New position from 01.04.2026
For deductions reported through Form No. 141, the certificate is Form No. 132 under Rule 215.
Unlike the earlier property-specific certificate model, Form No. 132 is a common certificate framework applicable across multiple transaction categories. It broadly captures:
- particulars of deductor,
- particulars of deductee,
- nature of transaction, including transfer of immovable property, and
- transaction summary linked to the relevant Form No. 141 acknowledgement.
Practical significance
Thus, the new regime changes both sides of compliance:
- statement side: Form 26QB is replaced by Form No. 141;
- certificate side: Form 16B is replaced by Form No. 132.

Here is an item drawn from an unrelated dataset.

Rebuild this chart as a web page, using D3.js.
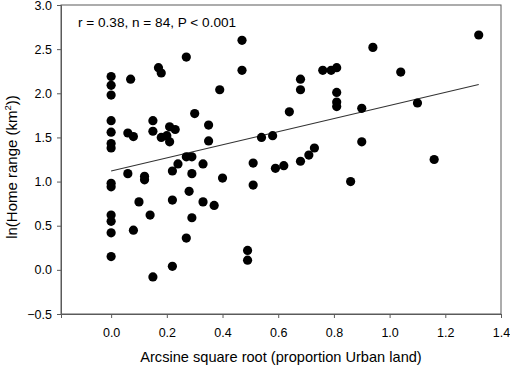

Due Date Under the New Regime
Under the new Rules, the challan-cum-statement in Form No. 141 is to be furnished and the tax is to be deposited within 30 days from the end of the month in which deduction is made.
The certificate in Form No. 132 is to be furnished within 15 days from the due date for furnishing Form No. 141.
Accordingly, while the filing architecture changes substantially, the compliance calendar continues to operate on a structured post-deduction timeline.
Practical Impact of the New Form No. 141
From a practical perspective, the new form will require greater care in documentation and computation. The deductor will now need to maintain and correctly report:
- complete buyer-wise and seller-wise details;
- percentage allocation of consideration among all parties;
- stamp duty value separately from sale consideration;
- instalment sequence and prior acknowledgement details;
- seller-wise taxable amount and seller-wise TDS amount;
- certificate details, where applicable.
This means that the new framework is more robust, but it also demands more accurate transaction-level data before filing.
Conclusion
From 01.04.2026, the compliance framework for TDS on transfer of immovable property moves into a new structure under the Income-tax Rules, 2026. The change from Form 26QB to Form No. 141 is a substantive reform, not a cosmetic renumbering.
The new form introduces:
- a common schedule-based structure,
- deeper buyer-wise and seller-wise reporting,
- explicit percentage allocation in multi-party transactions,
- separate capture of stamp duty value and sale consideration,
- detailed instalment tracking,
- seller-wise TDS computation, and
- express integration of certificate-based deduction references.
At the same time, the certificate system also changes, with Form No. 132 replacing Form 16B from 01.04.2026.
In substance, the Government has moved from a relatively concise property-TDS challan-cum-statement to a much more detailed, computation-oriented, and unified reporting framework for specified TDS transactions, including immovable property transfers.